How-To: Write a Tutorial


----------



## JS6167 (Apr 16, 2020)

PROGRESS MADE! So, I found a full watt-link rear from a scrap yard complete with everything including shocks, calipers, brackets and other various parts for $150. Went to get it an all the hoses were shot... Figures. But I went ahead and pulled everything off my rear axle and almost had it off. When I got the axle home I realized they were the exact same thing. Unbolted and installed (after cleaning up parts) all of the rear parts except shocks and springs. They bolted right up and the change really was not hard atall. Hubs were good on the new one and i couldn't get the dust shield off my drum brake hubs so i used theirs. Installed with new grease, slide bolt boots, new rotors and pads and it is all back together other than the brake lines and the parking brake cables bc the local stealership had to order them. Overall with new cables and brakes I spent about $325 for everything and even if the cables were ok its a good idea to replace. So it is entirely possible and relatively easy and if you have the watts(Z) link rear all parts will bolt right on. Took about 3.5hrs to take pictures almost take the rear off (which again you dont need to) and install everything but the cables. Will be doing that later this week so I'll make a complete HOW-TO about it with pics, steps, tools and various tips. Very happy with the results


----------



## Aussie (Sep 16, 2012)

I find this interesting, especially when people argue that the drum brakes are as good as rear discs. In Australia when the 1.6T was released the bigger brakes off the diesel were standard along with the 5x115 stud pattern. It also came standard with sports sway bars F & R as well as a watts link (Z Link). The suspension was also a little lower and stiffer. Being the same price as the 1.4T after about 1 year the 1.4T was discontinued in 2013, leaving just the 1.8, 1.6T and diesel engines available. Every Cruze models sold in Australia came with all disc brakes.


----------



## JS6167 (Apr 16, 2020)

AUSSIE, I wish they all came with rear disc and we could get the 1.6T in the US. Oh well, apparently gm didn’t wanna give us the fun car stock


----------



## Aussie (Sep 16, 2012)

GM wants to join the all truck companies and is gambling on EV vehicles to bail them out in the next oil crisis. All foreign companies that sell in the US must be smiling from ear to ear at Ford and GM strategy.


----------



## JS6167 (Apr 16, 2020)

I know its been awhile, but I wanted to really test the car before I made any final conclusions. If you have that watts link rear, the only parts you need are calipers (with the springs and such), rotors, the caliper brackets for both sides, rear brake cable sections, and the parking brake cables. I had a bit of trouble ordering the parking brake cables but they are a GM part with a large ball on the end to retain it. The bolts, rear hubs, wheel speed sensors and axle are the exact same!! I have run it on the car for just over a year and it stops great. Went to a few autocrosses with it and parking brake works.


----------



## Thebigzeus (Dec 2, 2018)

Nice, if you don’t have the watts link, can this still be done?


----------



## Aussie (Sep 16, 2012)

Thebigzeus said:


> Nice, if you don’t have the watts link, can this still be done?

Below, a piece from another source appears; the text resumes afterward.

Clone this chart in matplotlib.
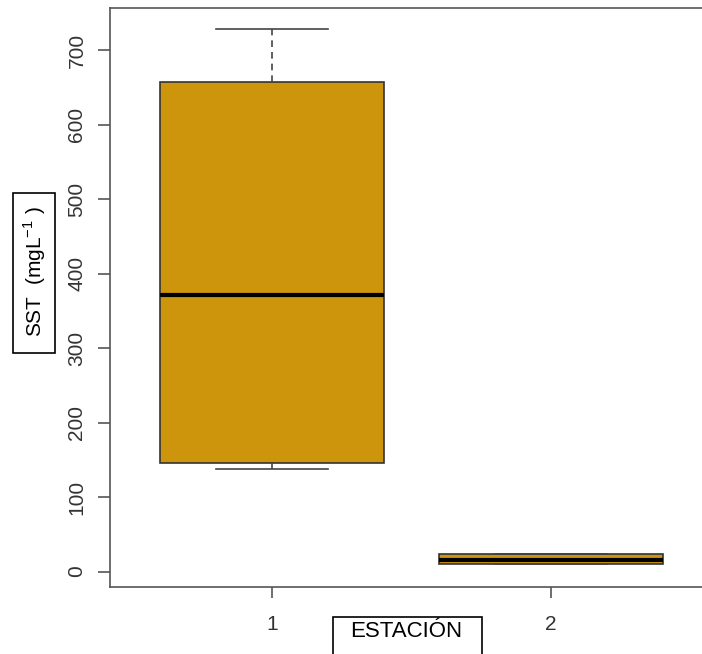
import matplotlib
matplotlib.use("Agg")
import matplotlib.pyplot as plt
from matplotlib.patches import Rectangle

plt.rcParams['font.family'] = ['Liberation Sans', 'DejaVu Sans']

# datos (SST por estacion)
estaciones = ['1', '2']
whislo = [138, 9.5]
q1 = [146, 9.5]
med = [371, 16]
q3 = [657, 23]
whishi = [729, 24]
y_ticks = [0, 100, 200, 300, 400, 500, 600, 700]

stats = []
for i, lab in enumerate(estaciones):
    stats.append({'label': lab, 'whislo': whislo[i], 'q1': q1[i], 'med': med[i],
                  'q3': q3[i], 'whishi': whishi[i], 'fliers': []})

fig = plt.figure(figsize=(7.02, 6.54), dpi=100)
W, H = 702, 654
# area del grafico (el borde derecho queda fuera de la imagen, como en el original)
ax = fig.add_axes([110 / W, 1 - 587 / H, (713 - 110) / W, (587 - 8) / H])

ax.bxp(stats, positions=[1, 2], widths=0.8, patch_artist=True, showfliers=False,
       boxprops=dict(facecolor='#CD950C', edgecolor='#333333', linewidth=1.2),
       medianprops=dict(color='black', linewidth=3, solid_capstyle='butt'),
       whiskerprops=dict(color='#444444', linewidth=1.2, linestyle=(0, (4, 3))),
       capprops=dict(color='#444444', linewidth=1.2), capwidths=0.4)

ax.set_xlim(0.42, 2.58)
ax.set_ylim(-20.8, 756.8)
ax.set_yticks(y_ticks)
ax.set_yticklabels([str(v) for v in y_ticks], rotation=90, va='center')
ax.set_xticks([1, 2])
ax.set_xticklabels(estaciones)

for sp in ax.spines.values():
    sp.set_color('#555555')
    sp.set_linewidth(1.2)
ax.tick_params(axis='y', length=9, width=1.2, color='#555555', labelcolor='#333333',
               labelsize=15, pad=8)
ax.tick_params(axis='x', length=8, width=1.2, color='#555555', labelcolor='#333333',
               labelsize=15, pad=12)

# etiquetas con recuadro
fig.patches.append(Rectangle((13 / W, 1 - 353 / H), 42 / W, 160 / H, transform=fig.transFigure,
                             facecolor='white', edgecolor='black', linewidth=1.2))
fig.text(35 / W, 1 - 272 / H, 'SST  (mgL$^{\\mathregular{-1}}$ )', rotation=90, ha='center',
         va='center', fontsize=15, color='black')

fig.patches.append(Rectangle((333 / W, 1 - 670 / H), 149 / W, 53 / H, transform=fig.transFigure,
                             facecolor='white', edgecolor='black', linewidth=1.2))
fig.text(406 / W, 1 - 637 / H, 'ESTACIÓN', ha='center', va='baseline', fontsize=16, color='black')

fig.savefig('out.png', dpi=100)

Most models in Australia don't have a watts link, but all have rear disc brakes, so there should be no problem.


----------



## JS6167 (Apr 16, 2020)

I mean essentially its just a sway bar. I believe it will all work as long as the rear hubs have the same bolt pattern. I would recommend looking for the parts on GM Parts Direct and find the correct cable part numbers for the lines and such. When I did mine, I bought a used rear axle with everything and the only thing I took off was the calipers and brackets as the lines were shot. Honestly it might be cheaper and more reliable to buy new. Dealer ordered the "right" parts 15 times before I gave them the right numbers. Really easy swap. Even the parking brake end that attaches to the cable is the same.


----------



## Thebigzeus (Dec 2, 2018)

Yeah, I was kinda looking for a list cause I don’t really have time to put in the legwork. Thx, I may look into it in the future.


----------